Ivo
Flavio Abela, Soggiorno a Optina,
Castelvecchi 2021
Libro insolito, di notevole interesse e di grande fascino, questo Soggiorno a Optina di Ivo Flavio Abela. Come recita il sottotitolo, si tratta di una vera e propria «discesa nell’anima russa», una testimonianza di rigorosa e intensa passione da parte dell’autore nei confronti della spiritualità, della storia e dell’iconografia della Madre Russia.
La struttura portante dell’opera è costituita da un diario redatto da Ivo Flavio Abela nell’aprile del 1993 e successivamente integrato negli anni 2018-2020, nel quale, in modo sorprendente, ci imbattiamo in una narrazione stratificata e multiforme, ricca di informazioni storiche, letterarie e pittoriche, accompagnate da una scrupolosa documentazione, che costituisce una vera miniera di notizie, aneddoti e citazioni (sono presenti nel volume anche otto illustrazioni e un’ampia bibliografia), insieme a rimandi interni, notazioni personali, moti dell’anima, meraviglie e misteri, che rendono la lettura scorrevole e accattivante, nonostante la complessità dei temi e degli argomenti affrontati.
Al centro di tutto vi è Optina Pustyn’, il più famoso monastero di Russia, nel quale l’autore soggiorna, nel periodo sopracitato, durante la Pasqua ortodossa, e a pochi anni di distanza dalla restituzione dello stesso monastero, da parte del regime sovietico, alla Chiesa Ortodossa. E subito Optina si rivela come il luogo storico e sacro di una spiritualità che non smette di esercitare la propria influenza e il proprio fascino come nel passato. Le figure di Gogol’, Dostoevskij, Tolstoj e altri autori sembrano essere in qualche modo ancora presenti: le loro vicende, infatti, vengono rievocate, tra un’annotazione diaristica e l’altra, in modo conseguente e spontaneo, cosicché la cronaca del presente s’intreccia costantemente con l’enorme patrimonio culturale russo, in una sorta di misteriosa attualità. La lettura del diario diviene, pertanto, duplice. Essa si configura non solo come la testimonianza di quanto visto e vissuto dall’autore, ma rappresenta anche la partecipazione sua e nostra a una conoscenza ulteriore, alla consapevolezza che i protagonisti e le opere del passato permangono, vivono ancora, al di là di ogni barriera storico-temporale, in un Oltre che nel libro è incarnato dalla guida Vasilij, uno ieromonaco dall’eccezionale carisma. Proprio costui può essere considerato coprotagonista, in quanto, come l’io narrante, apre e chiude la vicenda del soggiorno a Optina.

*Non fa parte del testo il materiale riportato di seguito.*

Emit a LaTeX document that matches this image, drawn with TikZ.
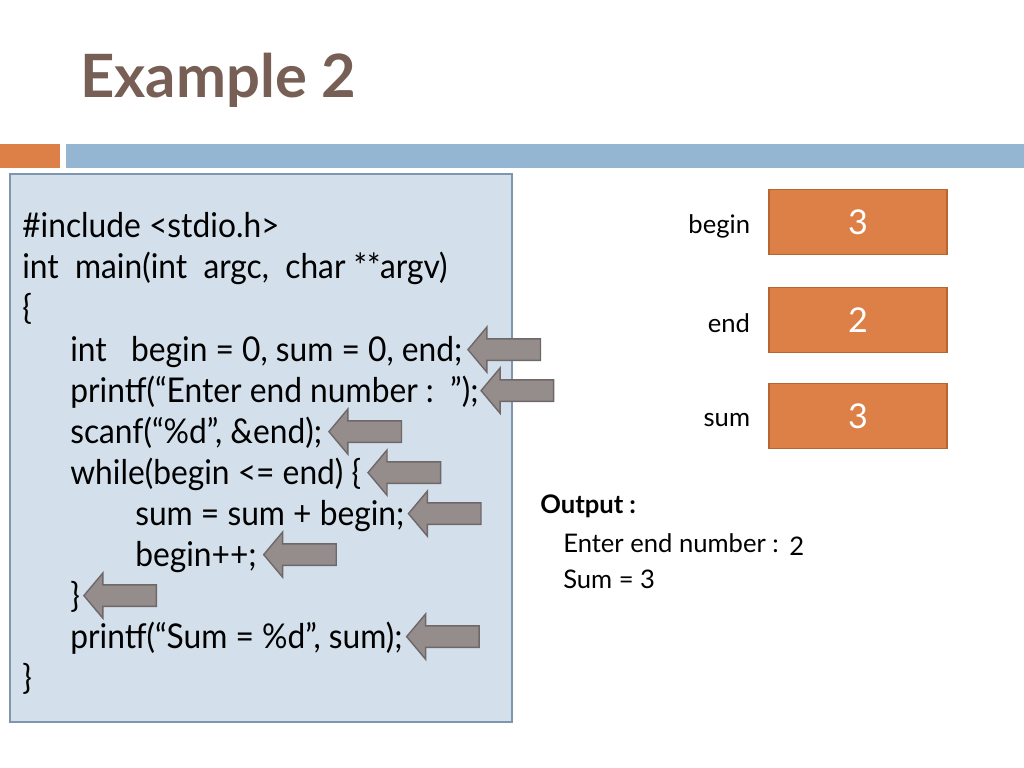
\documentclass[tikz,border=0pt]{standalone}
\usepackage{fontspec}
\setmainfont{Lato}
\newfontfamily\codefont{Lato}[FakeStretch=0.93]
\usetikzlibrary{positioning,shapes.arrows}
\definecolor{titlebrown}{HTML}{775F55}
\definecolor{barorange}{HTML}{DD8047}
\definecolor{barblue}{HTML}{94B6D2}
\definecolor{codefill}{HTML}{D3E0EB}
\definecolor{codeedge}{HTML}{7F97AE}
\definecolor{arrowgray}{HTML}{958C8C}
\definecolor{arrowedge}{HTML}{6F6868}
\definecolor{boxedge}{HTML}{B8662F}

\begin{document}
\begin{tikzpicture}[x=0.703125pt, y=-0.703125pt,
        codeline/.style={anchor=base west, inner sep=0pt, font=\codefont\fontsize{24}{28}\selectfont},
        pointer/.style={single arrow, shape border rotate=180, fill=arrowgray, draw=arrowedge, line width=1pt,
                inner xsep=0pt, inner ysep=7pt, minimum height=51pt, single arrow head extend=8.4pt,
                single arrow tip angle=100},
        varbox/.style={fill=barorange, draw=boxedge, line width=1pt, minimum width=125pt, minimum height=45.7pt,
                text=white, font=\fontsize{24}{28}\selectfont},
        varlabel/.style={font=\fontsize{18}{21}\selectfont, inner sep=0pt},
        outtext/.style={anchor=base west, inner sep=0pt, font=\fontsize{18}{21}\selectfont}]

        \useasboundingbox (0,0) rectangle (1024,768);
        \fill[white] (0,0) rectangle (1024,768);

        \node[anchor=base west, inner sep=0pt, text=titlebrown, font=\fontsize{42}{50}\selectfont\bfseries] (title) at (80,98) {Example 2};

        \fill[barorange] (0,144) rectangle (60,168);
        \fill[barblue] (66,144) rectangle (1024,168);

        \draw[fill=codefill, draw=codeedge, line width=1pt] (10,174) rectangle (512,722);

        \node[codeline] (l1) at (22,238) {\#include <stdio.h>};
        \node[codeline] (l2) at (22,279) {int\ \ main(int\ \ argc,\ \ char **argv)};
        \node[codeline] (l3) at (22,320) {\{};
        \node[codeline] (l4) at (70,361) {int\ \ \ begin = 0, sum = 0, end;};
        \node[codeline] (l5) at (70,402) {printf(“Enter end number :\ \ ”);};
        \node[codeline] (l6) at (70,443) {scanf(“\%d”, \&end);};
        \node[codeline] (l7) at (70,484) {while(begin <= end) \{};
        \node[codeline] (l8) at (135,525) {sum = sum + begin;};
        \node[codeline] (l9) at (135,566) {begin++;};
        \node[codeline] (l10) at (70,607) {\}};
        \node[codeline] (l11) at (70,648) {printf(“Sum = \%d”, sum);};
        \node[codeline] (l12) at (22,689) {\}};

        \node[pointer, anchor=tip] (p4) at ([xshift=3pt,yshift=8pt]l4.base east) {};
        \node[pointer, anchor=tip] (p5) at ([xshift=1pt,yshift=8pt]l5.base east) {};
        \node[pointer, anchor=tip] (p6) at ([xshift=4pt,yshift=8pt]l6.base east) {};
        \node[pointer, anchor=tip] (p7) at ([xshift=4pt,yshift=8pt]l7.base east) {};
        \node[pointer, anchor=tip] (p8) at ([xshift=2pt,yshift=8pt]l8.base east) {};
        \node[pointer, anchor=tip] (p9) at ([xshift=4pt,yshift=8pt]l9.base east) {};
        \node[pointer, anchor=tip] (p10) at ([xshift=2pt,yshift=8pt]l10.base east) {};
        \node[pointer, anchor=tip] (p11) at ([xshift=2pt,yshift=8pt]l11.base east) {};

        \node[varbox] (vbegin) at (858,222) {3};
        \node[varbox] (vend) at (858,320) {2};
        \node[varbox] (vsum) at (858,416) {3};
        \node[varlabel, left=12.7pt of vbegin, yshift=-3pt] (nbegin) {begin};
        \node[varlabel, left=12.7pt of vend, yshift=-2pt] (nend) {end};
        \node[varlabel, left=12.7pt of vsum, yshift=-3pt] (nsum) {sum};

        \node[outtext, font=\fontsize{18}{21}\selectfont\bfseries] (ohead) at (540,513) {Output :};
        \node[outtext] (oline1) at (563,552) {Enter end number :};
        \node[outtext] (oval) at (789,555) {2};
        \node[outtext] (oline2) at (563,588) {Sum = 3};

\end{tikzpicture}
\end{document}
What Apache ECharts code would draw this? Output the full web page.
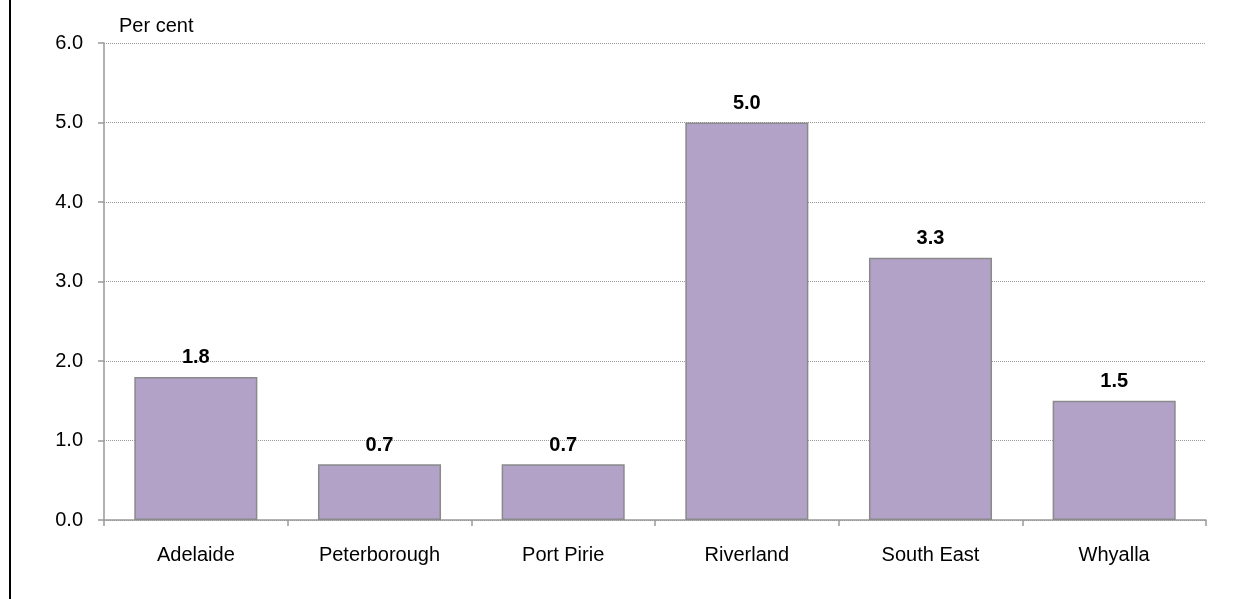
<!DOCTYPE html>
<html><head><meta charset="utf-8">
<script src="https://cdn.jsdelivr.net/npm/echarts@6/dist/echarts.min.js"></script>
<style>html,body{margin:0;padding:0;background:#fff}#c{width:1239px;height:599px;position:relative}
#frame{position:absolute;left:9px;top:0;width:2px;height:599px;background:#000}</style>
</head><body>
<div id="c"></div><div id="frame"></div>
<script>
const categories = ["Adelaide","Peterborough","Port Pirie","Riverland","South East","Whyalla"];
const values = [1.8, 0.7, 0.7, 5.0, 3.3, 1.5];
const yTicks = [0, 1, 2, 3, 4, 5, 6];
const FONT = '"Liberation Sans", Arial, sans-serif';
const chart = echarts.init(document.getElementById('c'), null, {renderer:'canvas'});
chart.setOption({
  animation:false,
  textStyle:{fontFamily:FONT},
  grid:{left:104,right:33,top:43,bottom:79},
  title:{text:'Per cent',left:114,top:11,textStyle:{fontSize:20,fontWeight:'normal',color:'#000',fontFamily:FONT}},
  xAxis:{type:'category',data:categories,
    axisLine:{lineStyle:{color:'#999',width:1.5}},
    axisTick:{show:true,length:6,lineStyle:{color:'#999',width:1.5}},
    axisLabel:{fontSize:20,color:'#000',margin:25,fontFamily:FONT}},
  yAxis:{type:'value',min:yTicks[0],max:yTicks[yTicks.length-1],interval:1,
    axisLine:{show:true,lineStyle:{color:'#999',width:1.5}},
    axisTick:{show:true,length:6,lineStyle:{color:'#999',width:1.5}},
    axisLabel:{fontSize:20,color:'#000',margin:21,formatter:v=>v.toFixed(1),fontFamily:FONT},
    splitLine:{show:true,lineStyle:{color:'#999',type:[1,1],width:1}}},
  series:[{type:'bar',data:values,barCategoryGap:'33%',
    itemStyle:{color:'#b2a2c7',borderColor:'#8a8a8a',borderWidth:1.5},
    label:{show:true,position:'top',distance:9,fontSize:20,fontWeight:'bold',color:'#000',formatter:p=>p.value.toFixed(1),fontFamily:FONT}}]
});
</script></body></html>
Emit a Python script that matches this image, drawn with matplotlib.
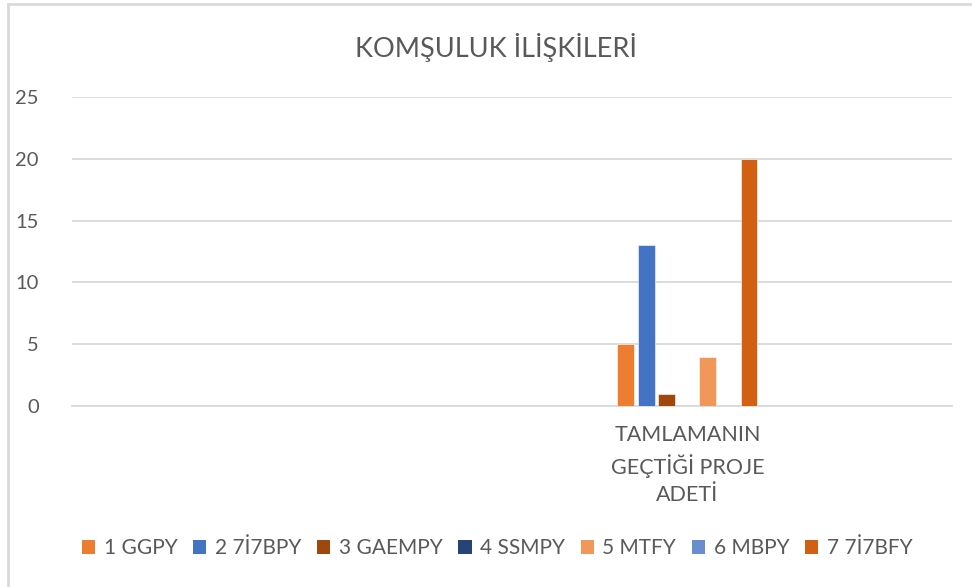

Numerose sono le pagine di particolare rilievo ed è impossibile
citarle tutte. Non si possono, però, non segnalare quelle dedicate a
Dostoevskij e a Tolstoj e al rapporto che essi ebbero con Optina e con i monaci,
e come tutto questo sia rinvenibile, a una attenta lettura, in alcune delle
loro opere. Ampio spazio, in particolare, è riservato a Tolstoj, in una
dimensione assai suggestiva e imprevista, che non vogliamo rivelare per non
togliere al lettore il piacere della scoperta. Vale la pena citare anche i
passi relativi alla vita dei cosiddetti folli in Cristo, come quella esemplare
di Dobri Dobrev, o quella rappresentata da Evgenij Vodolazkin nel suo romanzo Lauro. Degni di nota sono poi i racconti
delle esperienze dello stesso Vasilij e dei fratelli Kireevskij, inoltre
particolarmente curiosi risultano i brani riguardanti il rapporto tra esseri
umani e animali all’interno dell’universo ortodosso, come la vicenda della lupa
dell’eremita Ignatij Briančanimov, o la storia del gatto chiamato Rasputin,
narrata da Tichon Ŝevkunov. Molto bella e illuminante è infine l’intervista
telefonica ad Andrej Tarkovskij Jr, che risponde alle domande sul padre Andrej
Tarkovskij, grande regista, e su Arsenij Tarkovskij, poeta fra i più
significativi del Novecento russo. Tutte figure che, insieme alle altre, vanno
a comporre nel libro l’affascinante mosaico della grande tradizione spirituale
russa, che Ivo Flavio Abela ha voluto consegnarci in modo così originale, mediante
un lavoro tenace e appassionato, durato alcuni anni. Egli non si è arreso di
fronte a un’impresa estremamente ardua e ha accettato il rischio di un’opera
coraggiosa, non classificabile in un genere preciso, al di là degli schemi. Dobbiamo
essergliene grati, perché la sua fatica non è stata vana. Noi, infatti, a lettura
ultimata, possiamo affermare di essere riusciti a cogliere davvero l’anima
russa, assaporandone la bellezza e il mistero.